A tape backup strategy that backups the entire disk contents, including the operating system, applications, and application data is critical to the recoverability of any business’s operations in the event of disaster.  This should allow for the recovery of the entire server(s).

Another approach to recovering an entire server is to ensure you retain your operating system installation disks, retain access to all your application installation files, retain all installation key codes, and perform regular, scheduled backups of your application data. In the event a server needs to be rebuilt, you can install the operating system, applications, and restore the data. However, this approach requires longer recovery time and significantly more work.

Yet another approach to backing up a server is to periodically create images of your servers using one of the many different ‘disk imaging’ software solutions on the market, and conducting regularly scheduled backups of your application data.

If your application has a built-in backup utility, use it for backing up the application data. Not all data is recoverable simply because you’ve backed up data files. Database applications utilizing relational databases store their information in a series of data files and transaction logs. The application’s backup utility will commit transaction log files to the database prior to creating the backup, ensuring the integrity of the backup. You will need to utilize a backup utility that came with the application, or a backup utility provided by a 3rd party provider, to properly backup and restore relational database application data.

Offsite Storage for Backups

To effectively guard against any disaster, you should not store your backup tapes in the same facility where your computer systems reside. Loss of the facility, or loss of access to the facility, may result in 100% data loss. There are many commercial solutions available for storing your backup media.
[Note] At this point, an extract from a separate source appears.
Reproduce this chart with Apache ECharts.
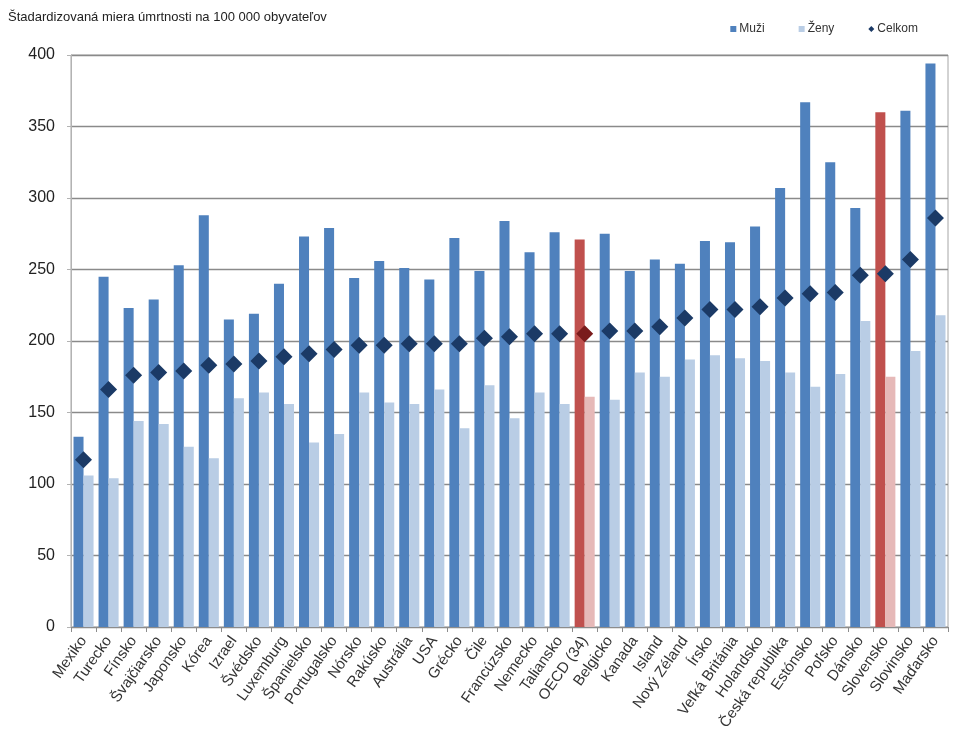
<!DOCTYPE html>
<html>
<head>
<meta charset="utf-8">
<script src="https://cdn.jsdelivr.net/npm/echarts@6/dist/echarts.min.js"></script>
<style>
  html, body { margin: 0; padding: 0; background: #fff; }
  #chart { width: 955px; height: 745px; }
</style>
</head>
<body>
<div id="chart"></div>
<script>
var countries = ['Mexiko', 'Turecko', 'Fínsko', 'Švajčiarsko', 'Japonsko', 'Kórea', 'Izrael', 'Švédsko',
  'Luxemburg', 'Španielsko', 'Portugalsko', 'Nórsko', 'Rakúsko', 'Austrália', 'USA', 'Grécko', 'Čile',
  'Francúzsko', 'Nemecko', 'Taliansko', 'OECD (34)', 'Belgicko', 'Kanada', 'Island', 'Nový Zéland', 'Írsko',
  'Veľká Británia', 'Holandsko', 'Česká republika', 'Estónsko', 'Poľsko', 'Dánsko', 'Slovensko', 'Slovinsko', 'Maďarsko'];
var muzi = [133, 245, 223, 229, 253, 288, 215, 219, 240, 273, 279, 244, 256, 251, 243, 272, 249,
  284, 262, 276, 271, 275, 249, 257, 254, 270, 269, 280, 307, 367, 325, 293, 360, 361, 394];
var zeny = [106, 104, 144, 142, 126, 118, 160, 164, 156, 129, 135, 164, 157, 156, 166, 139, 169,
  146, 164, 156, 161, 159, 178, 175, 187, 190, 188, 186, 178, 168, 177, 214, 175, 193, 218];
var celkom = [117, 166, 176, 178, 179, 183, 184, 186, 189, 191, 194, 197, 197, 198, 198, 198, 202,
  203, 205, 205, 205, 207, 207, 210, 216, 222, 222, 224, 230, 233, 234, 246, 247, 257, 286];
var highlighted = ['OECD (34)', 'Slovensko'];
var yTicks = [0, 50, 100, 150, 200, 250, 300, 350, 400];

var font = '"Liberation Sans", Arial, sans-serif';
var blue = '#4f81bd', lightBlue = '#b9cde5', navy = '#1b3a66';
var red = '#c0504d', pink = '#e6b9b8', darkRed = '#7a1c1c';

function colored(values, normal, special) {
  return values.map(function(v, i) {
    var hit = highlighted.indexOf(countries[i]) >= 0;
    return { value: v, itemStyle: { color: hit ? special : normal } };
  });
}

var chart = echarts.init(document.getElementById('chart'), null, { renderer: 'canvas' });
chart.setOption({
  animation: false,
  textStyle: { fontFamily: font },
  title: {
    text: 'Štadardizovaná miera úmrtnosti na 100 000 obyvateľov',
    left: 3, top: 6,
    textStyle: { fontSize: 13, fontWeight: 'normal', color: '#222', fontFamily: font }
  },
  legend: {
    right: 32, top: 18,
    itemWidth: 6, itemHeight: 6, itemGap: 34,
    textStyle: { fontSize: 12, color: '#333', fontFamily: font, padding: [0, 0, 0, -2] },
    data: [
      { name: 'Muži', icon: 'rect', itemStyle: { color: blue } },
      { name: 'Ženy', icon: 'rect', itemStyle: { color: lightBlue } },
      { name: 'Celkom', icon: 'diamond', itemStyle: { color: navy } }
    ]
  },
  grid: {
    left: 71, right: 7, top: 55, bottom: 118,
    show: true, borderColor: '#a6a6a6', borderWidth: 1
  },
  xAxis: {
    type: 'category',
    data: countries,
    axisLine: { lineStyle: { color: '#8c8c8c', width: 1.2 } },
    axisTick: { show: true, length: 5, lineStyle: { color: '#8c8c8c' } },
    axisLabel: { interval: 0, rotate: 55, fontSize: 15, color: '#333', margin: 11, fontFamily: font }
  },
  yAxis: {
    type: 'value',
    min: yTicks[0], max: yTicks[yTicks.length - 1], interval: 50,
    axisLine: { show: true, lineStyle: { color: '#b3b3b3' } },
    axisTick: { show: true, length: 4, lineStyle: { color: '#b3b3b3' } },
    axisLabel: { fontSize: 16, color: '#222', margin: 16, fontFamily: font },
    splitLine: { lineStyle: { color: '#8a8a8a', width: 1.3 } }
  },
  series: [
    { name: 'Muži', type: 'bar', barGap: '0%', barCategoryGap: '20%', itemStyle: { color: blue },
      data: colored(muzi, blue, red) },
    { name: 'Ženy', type: 'bar', itemStyle: { color: lightBlue },
      data: colored(zeny, lightBlue, pink) },
    { name: 'Celkom', type: 'line', symbol: 'diamond', symbolSize: 17, showSymbol: true,
      lineStyle: { width: 0, opacity: 0 }, itemStyle: { color: navy }, z: 5,
      data: celkom.map(function(v, i) {
        return { value: v, itemStyle: { color: countries[i] === 'OECD (34)' ? darkRed : navy } };
      }) }
  ]
});
window.addEventListener('resize', function() { chart.resize(); });
</script>
</body>
</html>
Things to consider are:

Proximity to Business Location: keep the data close to allow for quick delivery, but not so close that the storage facility can be part of the same natural disaster.

Physical Security:  any 3rd party data storage provider should have a high degree of control over who enters and has access to their facilities.

Security during Transit: any 3rd party provider should have measures for ensuring the security of the data while in transit.

Password protection and encryption technologies can also be implemented to ensure data integrity while the backup media is offsite.

Recovery Testing and Validation

Testing backup recovery is the only way to ensure that backups are working and will be available to you should you need them. Procedures for recovery of systems and application data need to be tested and documented to ensure they work properly and to provide the training necessary to perform recovery when needed.

Regular review and validation that backups are successful also needs to occur. It’s not sufficient to assign the task of swapping tapes to an employee. The Backup utility should be reviewed regularly to ensure that backup jobs are being completed and that the data actually resides on the backup media. More than once, I have witnessed businesses that have assigned the duty of swapping tapes to an employee without regular, scheduled reviews that the backup jobs were actually running properly, only to find out that there was no data available for recovery when it was needed.

Summary

Every business, large or small, is dependent upon their servers and application data for continued operations. Large companies have IT staffing to ensure the integrity and availability of their data. Small business owners must take on this added responsibility themselves or through the use of outside vendors. Either way, it is essential that the disaster recovery plan provides for fault tolerance, data redundancy, and has a solid backup strategy with proven recoverability and secure off-site storage of critical data.

In future blog posts, I will dig deeper into various Disaster Recovery concepts.